This one's unfinished, sorry. I've managed to keep to a fairly intense rate of productivity since the start of lockdown, and I think last weekend it finally caught up with me. So there's no sound for this one, even though I know exactly how I would add sound to it. Time to ease off and let myself recharge for a bit.
The piece itself is another augmented drawing tool. With this one your gesture is fed into the kind of delay effect you're more likely to find in an audio context than a visual/drawing one (if you're unfamiliar with audio delay effects, I found an interactive demonstration on codepen here). The delay is set up with some feedback and multiple taps, so as you draw and trigger the dots, you'll collect follower gestures. Only because of the feedback on the delay, they won't follow your gestures exactly.
Controls: move mouse: draw; escape: quit
The file at this link will be deleted 1 month from now (05/12/20).
All downloads are zipfiles containing a Windows executable.
As long as you abide by those licenses, you can do whatever you want with the download.
I've been meaning to post this for a while now, but somehow kept leaving it off my rolling here and then gone reading list. David Graeber on fun and play.
This is a great, in-depth article on how Ada Lovelace invented programming as we understand it today.
A wonderful video piece by _blank and Karen Barad about touch.
A vivid, seething short story about revenge and survival in the South by Rivers Solomon (CW: slavery, abuse, violence).
You Don't Batch Cook When You're Suicidal: A devastating rebuttal to Tory claims that parents who can't afford to feed their children are just lazy (CW: suicidal ideation, extreme poverty).
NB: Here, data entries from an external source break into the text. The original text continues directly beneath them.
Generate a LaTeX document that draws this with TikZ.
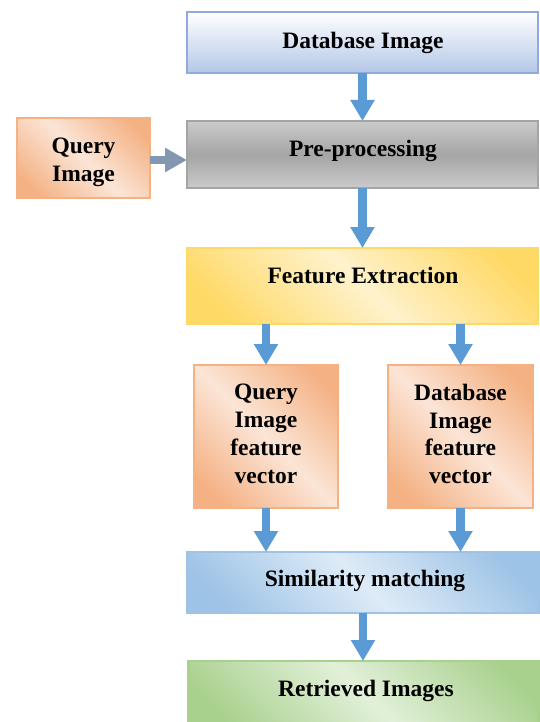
\documentclass[tikz,border=0pt]{standalone}
\usepackage{fontspec}
\setmainfont{Liberation Serif}
\usetikzlibrary{arrows.meta,calc}
\definecolor{dbD}{HTML}{B4C7E7}
\definecolor{dbB}{HTML}{8FAADC}
\definecolor{preL}{HTML}{CACACA}
\definecolor{preD}{HTML}{A5A5A5}
\definecolor{orD}{HTML}{F4B183}
\definecolor{orL}{HTML}{FBE5D6}
\definecolor{yeD}{HTML}{FFD966}
\definecolor{yeL}{HTML}{FFF2CC}
\definecolor{blD}{HTML}{9DC3E6}
\definecolor{blL}{HTML}{DEEBF7}
\definecolor{grD}{HTML}{A9D18E}
\definecolor{grL}{HTML}{E2F0D9}
\definecolor{arrowblue}{HTML}{5B9BD5}
\definecolor{arrowgray}{HTML}{8497B0}
\pgfdeclareverticalshading{preS}{100bp}{color(0bp)=(preL); color(25bp)=(preL); color(50bp)=(preD); color(75bp)=(preL); color(100bp)=(preL)}
\pgfdeclareverticalshading{dbS}{100bp}{color(0bp)=(dbD); color(25bp)=(dbD); color(75bp)=(white); color(100bp)=(white)}
\pgfdeclarehorizontalshading{orS}{100bp}{color(0bp)=(orD); color(22bp)=(orD); color(50bp)=(orL); color(78bp)=(orD); color(100bp)=(orD)}
\pgfdeclarehorizontalshading{yeS}{100bp}{color(0bp)=(yeD); color(22bp)=(yeD); color(50bp)=(yeL); color(78bp)=(yeD); color(100bp)=(yeD)}
\pgfdeclarehorizontalshading{blS}{100bp}{color(0bp)=(blD); color(22bp)=(blD); color(50bp)=(blL); color(78bp)=(blD); color(100bp)=(blD)}
\pgfdeclarehorizontalshading{grS}{100bp}{color(0bp)=(grD); color(22bp)=(grD); color(50bp)=(grL); color(78bp)=(grD); color(100bp)=(grD)}
\tikzset{
  box/.style={rectangle, line width=2.2pt, inner sep=0pt, outer sep=0pt},
  dbbox/.style={box, draw=dbB, shading=dbS},
  prebox/.style={box, draw=preD, shading=preS},
  orbox/.style={box, draw=orD, shading=orS, shading angle=45},
  yebox/.style={box, draw=yeD, shading=yeS, shading angle=45},
  blbox/.style={box, draw=blD, shading=blS, shading angle=45},
  grbox/.style={box, draw=grD, shading=grS, shading angle=45},
  lbl/.style={inner sep=0pt, align=center, font=\fontsize{23.5}{27.8}\selectfont\bfseries},
  bigarrow/.style={draw=arrowblue, line width=8.6pt, -{Triangle[width=23pt,length=21pt]}, arrowblue},
  grayarrow/.style={draw=arrowgray, line width=7.5pt, -{Triangle[width=23pt,length=22pt]}, arrowgray}
}
\begin{document}
\begin{tikzpicture}[x=1pt,y=1pt]
\useasboundingbox (0,0) rectangle (539,-722);
% boxes
\node[dbbox, minimum width=351, minimum height=61] (db) at (362.5,-42.5) {};
\node[prebox, minimum width=351, minimum height=67] (pre) at (362.5,-154.5) {};
\node[orbox, minimum width=133, minimum height=80] (query) at (83.5,-158) {};
\node[yebox, minimum width=351, minimum height=76] (fe) at (362.5,-286) {};
\node[orbox, minimum width=144, minimum height=143] (qfv) at (266,-436.5) {};
\node[orbox, minimum width=145, minimum height=143] (dfv) at (460.5,-436.5) {};
\node[blbox, minimum width=351, minimum height=61] (sim) at (363,-582.5) {};
\node[grbox, minimum width=350, minimum height=65] (ret) at (363.5,-693.5) {};
% labels
\node[lbl] (dbt) at (363,-42.5) {Database Image};
\node[lbl] (pret) at (363,-151) {Pre-processing};
\node[lbl] (queryt) at (83.5,-162) {Query\\Image};
\node[lbl] (fet) at (363,-275.5) {Feature Extraction};
\node[lbl] (qfvt) at (266,-434) {Query\\Image\\feature\\vector};
\node[lbl] (dfvt) at (460.5,-434) {Database\\Image\\feature\\vector};
\node[lbl] (simt) at (365,-580.5) {Similarity matching};
\node[lbl] (rett) at (366,-691) {Retrieved Images};
% connectors
\draw[bigarrow] (db.south) -- (pre.north);
\draw[bigarrow] (pre.south) -- (fe.north);
\draw[bigarrow] (fe.south -| qfv.north) -- (qfv.north);
\draw[bigarrow] (fe.south -| dfv.north) -- (dfv.north);
\draw[bigarrow] (qfv.south) -- (qfv.south |- sim.north);
\draw[bigarrow] (dfv.south) -- (dfv.south |- sim.north);
\draw[bigarrow] (sim.south) -- (sim.south |- ret.north);
\draw[grayarrow] ([yshift=-2pt]query.east) -- ([yshift=-2pt]query.east -| pre.west);
\end{tikzpicture}
\end{document}
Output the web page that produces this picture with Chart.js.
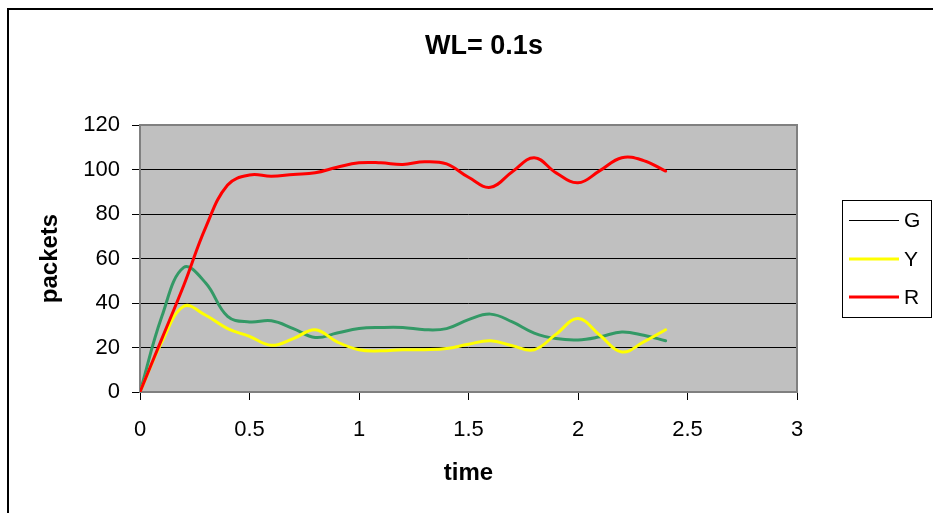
<!DOCTYPE html>
<html>
<head>
<meta charset="utf-8">
<script src="https://cdn.jsdelivr.net/npm/chart.js@4.4.1/dist/chart.umd.min.js"></script>
<style>
  html, body { margin: 0; padding: 0; background: #fff; }
  #wrap { width: 933px; height: 513px; }
</style>
</head>
<body>
<div id="wrap"><canvas id="wlChart" width="933" height="513"></canvas></div>
<script>
// sample times (s), one point every 0.1 s
const times = [0, 0.1, 0.2, 0.3, 0.4, 0.5, 0.6, 0.7, 0.8, 0.9, 1.0, 1.1, 1.2,
               1.3, 1.4, 1.5, 1.6, 1.7, 1.8, 1.9, 2.0, 2.1, 2.2, 2.3, 2.4];

// packets per queue
const gPackets = [0, 34, 56, 49, 34, 31.5, 32, 28.5, 24.5, 26.5, 28.5, 29, 29,
                  28, 28.5, 32.5, 35, 31.5, 26.5, 24, 23.4, 24.8, 27, 25.5, 23];
const yPackets = [0, 22.5, 38.5, 34.5, 28.5, 25, 21, 24, 28, 22.5, 19, 18.5, 19,
                  19, 19.5, 21.5, 23, 20.8, 19, 26, 33, 25.5, 18, 22.5, 28];
const rPackets = [0, 24, 48, 74, 93, 97.5, 97, 97.8, 98.5, 101, 103, 103, 102.3,
                  103.5, 102.5, 96.5, 92, 99, 105.3, 98.5, 94, 99.5, 105.3, 104, 99.3];

const seriesNames = ['G', 'Y', 'R'];
const yTicks = [0, 20, 40, 60, 80, 100, 120];
const xTicks = [0, 0.5, 1, 1.5, 2, 2.5, 3];
const chartTitle = 'WL= 0.1s';

const FONT = 'Liberation Sans, Arial, Helvetica, sans-serif';

const toPoints = vals => vals.map((v, i) => ({ x: times[i], y: v }));

// grey plot area, outer frame, title and the little legend box on the right
const excelLook = {
  id: 'excelLook',
  beforeDraw(chart) {
    const { ctx, chartArea: a } = chart;
    ctx.save();
    ctx.fillStyle = '#c0c0c0';
    ctx.fillRect(a.left, a.top, a.right - a.left, a.bottom - a.top);
    // outer frame
    ctx.strokeStyle = '#000';
    ctx.lineWidth = 2;
    ctx.beginPath();
    ctx.moveTo(8, 513);
    ctx.lineTo(8, 9);
    ctx.lineTo(933, 9);
    ctx.stroke();
    ctx.restore();
  },
  beforeDatasetsDraw(chart) {
    const { ctx, chartArea: a } = chart;
    ctx.save();
    ctx.strokeStyle = '#808080';
    ctx.lineWidth = 2;
    ctx.strokeRect(a.left, a.top, a.right - a.left, a.bottom - a.top);
    ctx.restore();
  },
  afterDraw(chart) {
    const { ctx } = chart;
    ctx.save();
    ctx.fillStyle = '#000';
    ctx.font = 'bold 27px ' + FONT;
    ctx.textAlign = 'center';
    ctx.textBaseline = 'middle';
    ctx.fillText(chartTitle, 484, 47);

    ctx.strokeStyle = '#000';
    ctx.lineWidth = 1;
    ctx.strokeRect(842.5, 200.5, 89, 117);
    ctx.font = '21px ' + FONT;
    ctx.textAlign = 'left';
    const rows = [220.5, 259, 297];
    chart.data.datasets.forEach((ds, i) => {
      ctx.strokeStyle = ds.legendColor;
      ctx.lineWidth = ds.legendWidth;
      ctx.beginPath();
      ctx.moveTo(849, rows[i]);
      ctx.lineTo(899, rows[i]);
      ctx.stroke();
      ctx.fillStyle = '#000';
      ctx.fillText(ds.label, 904, rows[i] + 1);
    });
    ctx.restore();
  }
};

new Chart(document.getElementById('wlChart'), {
  type: 'line',
  data: {
    datasets: [
      { label: seriesNames[0], data: toPoints(gPackets), borderColor: '#339966',
        borderWidth: 3, order: 2, legendColor: '#000', legendWidth: 1 },
      { label: seriesNames[1], data: toPoints(yPackets), borderColor: '#ffff00',
        borderWidth: 3, order: 1, legendColor: '#ffff00', legendWidth: 3 },
      { label: seriesNames[2], data: toPoints(rPackets), borderColor: '#ff0000',
        borderWidth: 3, order: 0, legendColor: '#ff0000', legendWidth: 3 }
    ]
  },
  options: {
    responsive: false,
    animation: false,
    layout: { padding: { left: 0, right: 136, top: 125, bottom: 0 } },
    elements: {
      point: { radius: 0 },
      line: { tension: 0.4, fill: false, borderCapStyle: 'round' }
    },
    plugins: {
      legend: { display: false },
      tooltip: { enabled: false },
      title: { display: false }
    },
    scales: {
      x: {
        type: 'linear',
        min: 0,
        max: 3,
        afterBuildTicks: s => { s.ticks = xTicks.map(v => ({ value: v })); },
        afterFit: s => { s.height = 121; },
        border: { display: false },
        grid: { drawOnChartArea: false, drawTicks: true, tickLength: 8, color: '#000' },
        ticks: {
          color: '#000',
          padding: 17,
          font: { family: FONT, size: 22 },
          callback: v => String(v)
        },
        title: {
          display: true,
          text: 'time',
          color: '#000',
          font: { family: FONT, size: 24, weight: 'bold' },
          padding: { top: 0, bottom: 25 }
        }
      },
      y: {
        min: 0,
        max: 120,
        afterBuildTicks: s => { s.ticks = yTicks.map(v => ({ value: v })); },
        afterFit: s => { s.width = 140; },
        border: { display: false },
        grid: { color: '#000', lineWidth: 1, tickLength: 8 },
        ticks: { color: '#000', padding: 12, font: { family: FONT, size: 22 } },
        title: {
          display: true,
          text: 'packets',
          color: '#000',
          font: { family: FONT, size: 24, weight: 'bold' },
          padding: { top: 36, bottom: 0 }
        }
      }
    }
  },
  plugins: [excelLook]
});
</script>
</body>
</html>
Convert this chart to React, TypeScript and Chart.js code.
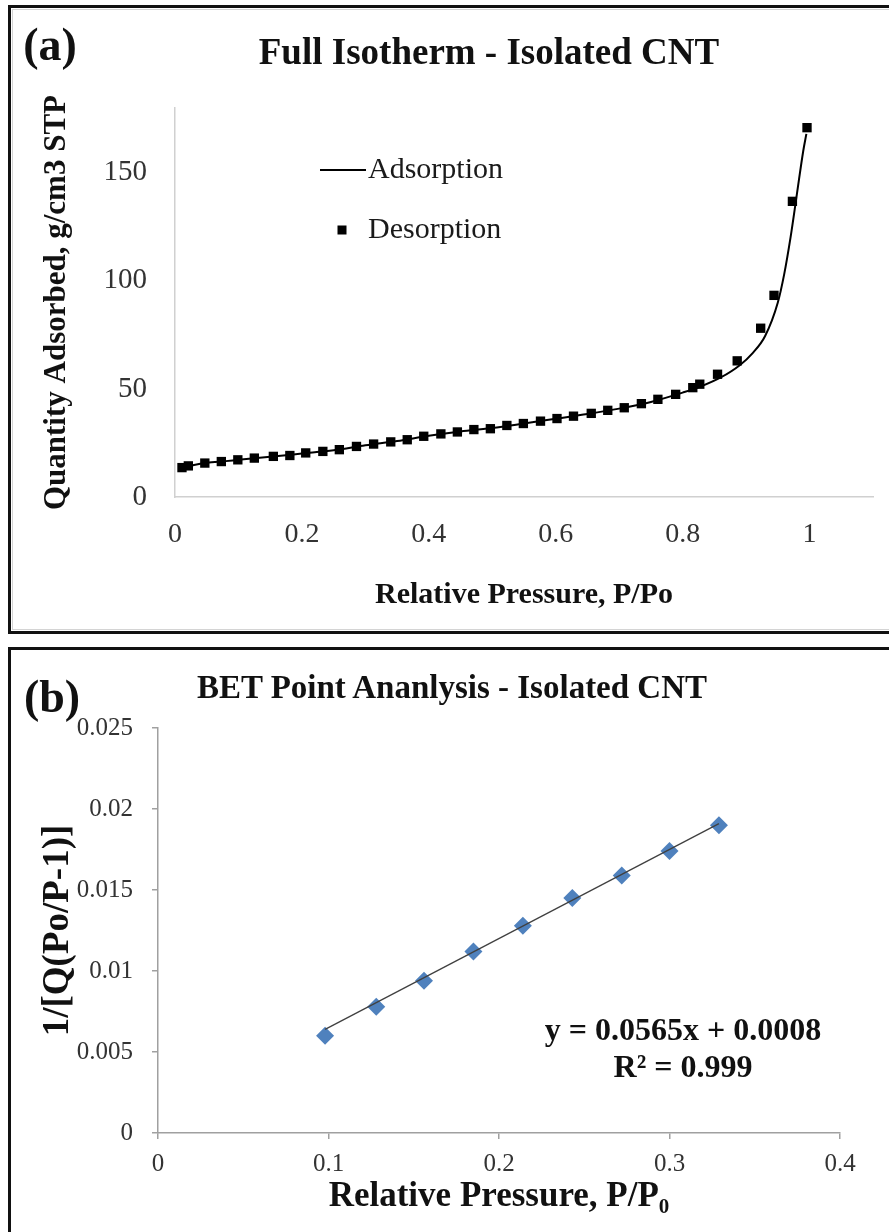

A short, bleak twitter thread about a christian poet who's taken on an unexpected role during covid (CW: death).
I didn't get very far into Return of the Obra Dinn because I started playing it during a particularly hard time, and it will now forever be associated with that time for me. I have to admit though, even the short section I played left me uncomfortable about the game's depiction of the East India Company. Given the game's critical standing, this article by Oma Keeling feels like a necessary correction (CW: discussion of slavery, colonialism).
Well. I hope you're doing okay in all this. I think I'm going to scale back my creative output for the rest of the year, so the next couple of here and then gone's will probably be quite minimal. Take care wherever you are.